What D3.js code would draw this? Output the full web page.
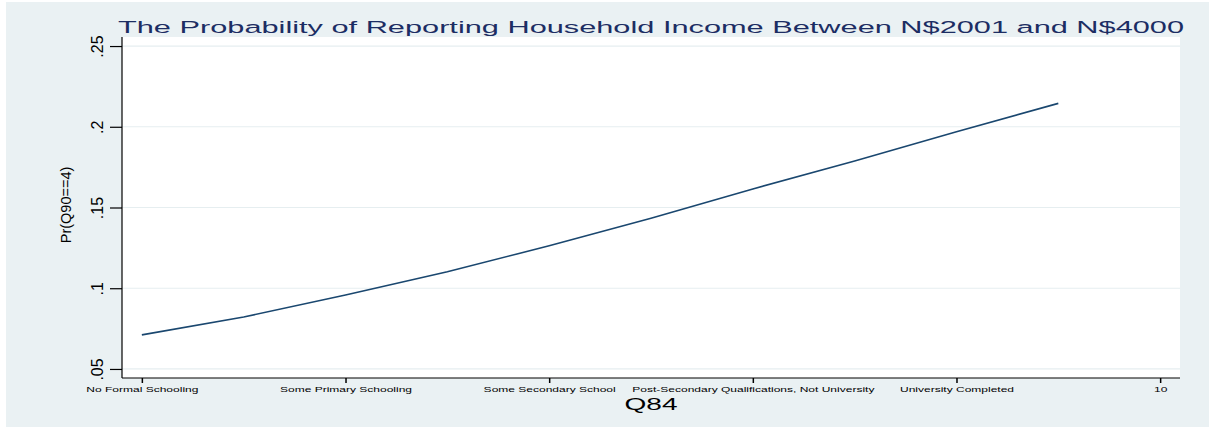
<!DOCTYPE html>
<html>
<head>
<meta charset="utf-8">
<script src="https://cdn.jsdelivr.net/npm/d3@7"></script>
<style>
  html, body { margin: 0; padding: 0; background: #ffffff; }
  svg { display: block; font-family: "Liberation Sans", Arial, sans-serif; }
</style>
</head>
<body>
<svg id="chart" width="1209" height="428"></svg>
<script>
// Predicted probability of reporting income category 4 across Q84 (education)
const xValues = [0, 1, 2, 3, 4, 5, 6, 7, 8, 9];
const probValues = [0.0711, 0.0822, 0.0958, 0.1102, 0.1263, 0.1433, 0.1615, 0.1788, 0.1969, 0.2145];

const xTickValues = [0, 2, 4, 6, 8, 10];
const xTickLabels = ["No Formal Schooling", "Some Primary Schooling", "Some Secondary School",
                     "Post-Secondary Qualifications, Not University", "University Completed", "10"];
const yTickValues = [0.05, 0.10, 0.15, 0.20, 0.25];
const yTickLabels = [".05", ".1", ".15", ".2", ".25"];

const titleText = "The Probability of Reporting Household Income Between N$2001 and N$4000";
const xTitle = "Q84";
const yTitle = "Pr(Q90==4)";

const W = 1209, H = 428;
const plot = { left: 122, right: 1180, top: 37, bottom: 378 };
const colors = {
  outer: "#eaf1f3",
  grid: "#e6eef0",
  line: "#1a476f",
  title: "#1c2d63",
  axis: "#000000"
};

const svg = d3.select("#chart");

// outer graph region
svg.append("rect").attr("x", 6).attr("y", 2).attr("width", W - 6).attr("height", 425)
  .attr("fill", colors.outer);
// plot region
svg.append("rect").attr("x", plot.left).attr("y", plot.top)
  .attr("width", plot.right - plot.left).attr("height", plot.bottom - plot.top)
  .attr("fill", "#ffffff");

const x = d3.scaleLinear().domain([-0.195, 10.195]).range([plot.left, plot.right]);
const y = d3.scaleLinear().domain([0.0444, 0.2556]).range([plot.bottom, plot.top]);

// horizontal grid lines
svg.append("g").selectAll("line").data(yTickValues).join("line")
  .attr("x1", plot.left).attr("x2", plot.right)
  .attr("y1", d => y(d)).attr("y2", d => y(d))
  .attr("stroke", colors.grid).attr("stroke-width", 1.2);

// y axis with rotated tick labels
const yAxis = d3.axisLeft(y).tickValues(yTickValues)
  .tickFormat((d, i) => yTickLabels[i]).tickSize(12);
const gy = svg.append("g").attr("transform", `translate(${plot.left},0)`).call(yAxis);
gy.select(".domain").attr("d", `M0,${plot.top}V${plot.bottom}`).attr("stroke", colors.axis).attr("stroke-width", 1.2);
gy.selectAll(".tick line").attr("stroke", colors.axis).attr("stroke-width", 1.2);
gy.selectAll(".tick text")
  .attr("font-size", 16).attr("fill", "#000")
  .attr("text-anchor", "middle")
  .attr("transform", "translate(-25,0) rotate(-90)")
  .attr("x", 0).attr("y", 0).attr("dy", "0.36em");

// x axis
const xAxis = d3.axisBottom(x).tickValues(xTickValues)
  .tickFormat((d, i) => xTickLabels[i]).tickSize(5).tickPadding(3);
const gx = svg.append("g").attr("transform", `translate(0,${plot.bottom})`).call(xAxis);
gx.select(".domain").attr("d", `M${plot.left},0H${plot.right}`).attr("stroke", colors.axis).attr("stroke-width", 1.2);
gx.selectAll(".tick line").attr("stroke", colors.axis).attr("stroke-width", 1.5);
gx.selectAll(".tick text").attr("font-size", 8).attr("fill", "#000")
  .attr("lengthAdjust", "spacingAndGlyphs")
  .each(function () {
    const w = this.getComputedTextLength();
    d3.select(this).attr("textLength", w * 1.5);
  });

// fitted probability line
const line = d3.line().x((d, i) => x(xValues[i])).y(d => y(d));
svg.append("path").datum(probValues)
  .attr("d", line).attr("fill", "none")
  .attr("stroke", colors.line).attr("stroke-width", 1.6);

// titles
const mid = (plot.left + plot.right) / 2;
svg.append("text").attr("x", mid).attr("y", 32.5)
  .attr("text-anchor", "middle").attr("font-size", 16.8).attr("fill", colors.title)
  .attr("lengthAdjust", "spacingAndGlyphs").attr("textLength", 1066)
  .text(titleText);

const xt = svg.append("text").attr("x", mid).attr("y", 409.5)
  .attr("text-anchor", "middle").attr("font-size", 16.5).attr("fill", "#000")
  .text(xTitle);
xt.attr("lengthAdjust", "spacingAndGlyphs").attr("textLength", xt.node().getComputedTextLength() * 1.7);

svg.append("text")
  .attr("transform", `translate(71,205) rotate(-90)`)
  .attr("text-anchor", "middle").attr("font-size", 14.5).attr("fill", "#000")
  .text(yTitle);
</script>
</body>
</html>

...

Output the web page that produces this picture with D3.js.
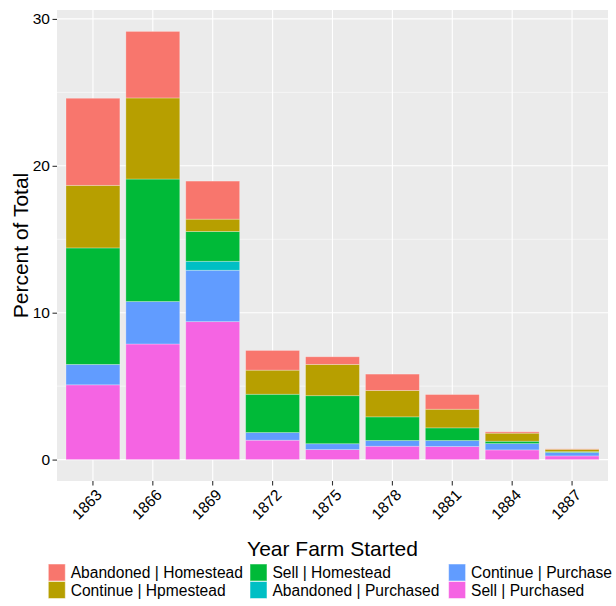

→ **Written request**: Go to the line containing "What D3.js code" and copy exactly from there through the line containing "0.1788, 0.1969, 0.2145];", both included, and nothing more. Pictures are excluded.

→ **Task answer**:
What D3.js code would draw this? Output the full web page.
<!DOCTYPE html>
<html>
<head>
<meta charset="utf-8">
<script src="https://cdn.jsdelivr.net/npm/d3@7"></script>
<style>
  html, body { margin: 0; padding: 0; background: #ffffff; }
  svg { display: block; font-family: "Liberation Sans", Arial, sans-serif; }
</style>
</head>
<body>
<svg id="chart" width="1209" height="428"></svg>
<script>
// Predicted probability of reporting income category 4 across Q84 (education)
const xValues = [0, 1, 2, 3, 4, 5, 6, 7, 8, 9];
const probValues = [0.0711, 0.0822, 0.0958, 0.1102, 0.1263, 0.1433, 0.1615, 0.1788, 0.1969, 0.2145];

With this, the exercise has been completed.